In the past, I would probably have let this fear grip me and paralyze me, at least for a while. But I want this year to be different. I do not want to let fear take control of my life and our homeschool. I believe that when we react out of fear we retreat in defeat to a place far away from where God wants us. Fear is satan’s strategy for keeping me from achieving God’s will in my life, and I don’t want to let him win. So this year, I chose the word Fearless as our word for 2015.
Instead of being afraid, I want to cling to the promises God has made to me in His word. I remember being told that fear is the opposite of faith. When you think about it like that, it makes a big difference. Every time I let fear take over, I am distancing myself from my faith in the Lord. I know that He is big enough to handle my problems, but in my humanness, I become short sighted. I see only the problems and none of the possibilities. I forget that each challenge and difficulty is another opportunity for God to reveal His glory and deepen our faith.

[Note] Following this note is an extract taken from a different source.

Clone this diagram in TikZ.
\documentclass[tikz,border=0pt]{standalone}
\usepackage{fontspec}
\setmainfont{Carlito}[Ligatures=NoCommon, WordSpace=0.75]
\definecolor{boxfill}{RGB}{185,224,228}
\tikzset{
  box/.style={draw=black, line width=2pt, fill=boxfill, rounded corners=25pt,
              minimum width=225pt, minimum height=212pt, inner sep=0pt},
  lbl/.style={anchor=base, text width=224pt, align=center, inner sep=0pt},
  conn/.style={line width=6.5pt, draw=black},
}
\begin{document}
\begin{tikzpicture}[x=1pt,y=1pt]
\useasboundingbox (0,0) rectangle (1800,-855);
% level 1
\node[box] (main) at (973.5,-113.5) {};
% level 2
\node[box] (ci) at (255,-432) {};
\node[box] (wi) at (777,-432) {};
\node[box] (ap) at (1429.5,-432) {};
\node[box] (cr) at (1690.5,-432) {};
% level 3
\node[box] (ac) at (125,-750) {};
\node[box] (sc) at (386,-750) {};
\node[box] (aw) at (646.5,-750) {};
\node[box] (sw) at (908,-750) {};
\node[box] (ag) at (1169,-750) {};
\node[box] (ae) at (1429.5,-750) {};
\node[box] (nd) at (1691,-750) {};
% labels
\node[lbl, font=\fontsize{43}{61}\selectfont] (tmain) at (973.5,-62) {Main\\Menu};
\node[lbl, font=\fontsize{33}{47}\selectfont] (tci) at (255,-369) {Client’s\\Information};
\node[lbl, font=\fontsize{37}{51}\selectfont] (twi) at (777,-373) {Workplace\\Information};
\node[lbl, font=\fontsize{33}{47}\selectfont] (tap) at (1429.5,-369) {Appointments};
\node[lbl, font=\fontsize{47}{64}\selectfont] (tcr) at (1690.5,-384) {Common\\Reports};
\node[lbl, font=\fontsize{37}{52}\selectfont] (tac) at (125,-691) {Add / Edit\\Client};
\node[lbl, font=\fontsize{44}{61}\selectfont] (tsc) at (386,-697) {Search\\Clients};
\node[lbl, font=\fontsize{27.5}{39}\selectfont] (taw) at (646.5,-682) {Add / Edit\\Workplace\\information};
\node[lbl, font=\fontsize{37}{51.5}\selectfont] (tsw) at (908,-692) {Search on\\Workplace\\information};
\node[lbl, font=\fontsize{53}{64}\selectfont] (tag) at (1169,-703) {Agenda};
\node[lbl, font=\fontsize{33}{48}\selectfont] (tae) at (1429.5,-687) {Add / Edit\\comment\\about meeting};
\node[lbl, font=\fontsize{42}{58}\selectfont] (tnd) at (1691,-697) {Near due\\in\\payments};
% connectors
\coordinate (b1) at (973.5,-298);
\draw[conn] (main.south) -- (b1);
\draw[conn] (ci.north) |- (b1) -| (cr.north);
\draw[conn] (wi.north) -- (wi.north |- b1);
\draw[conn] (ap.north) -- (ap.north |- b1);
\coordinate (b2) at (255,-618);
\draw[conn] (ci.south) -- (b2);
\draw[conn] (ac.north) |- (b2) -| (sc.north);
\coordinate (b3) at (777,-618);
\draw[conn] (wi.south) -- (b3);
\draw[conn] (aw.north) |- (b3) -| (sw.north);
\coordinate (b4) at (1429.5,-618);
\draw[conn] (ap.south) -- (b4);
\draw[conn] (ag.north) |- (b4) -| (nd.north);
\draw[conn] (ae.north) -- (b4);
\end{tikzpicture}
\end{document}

When my children see God work in our lives, it opens their eyes to Him. Instead of rushing to panic, I want to show my boys that I trust in the Lord with all my heart, and I will not allow fear to run my life!
So this year, I am going to forge ahead, believing that God is with me on every step. I am going to trust him to provide what we need for my older son to finish school and graduate. I am going to believe that He will give me what I need to get those transcripts done and prepare him for the SAT and ACT. Mostly, I am going to trust that the Lord already has a plan for my children, and that He is going to equip me to prepare them for that plan. No more cowering, no more doubts, just moving ahead in faith to tackle what seems like Mount Everest. I will see you at the top!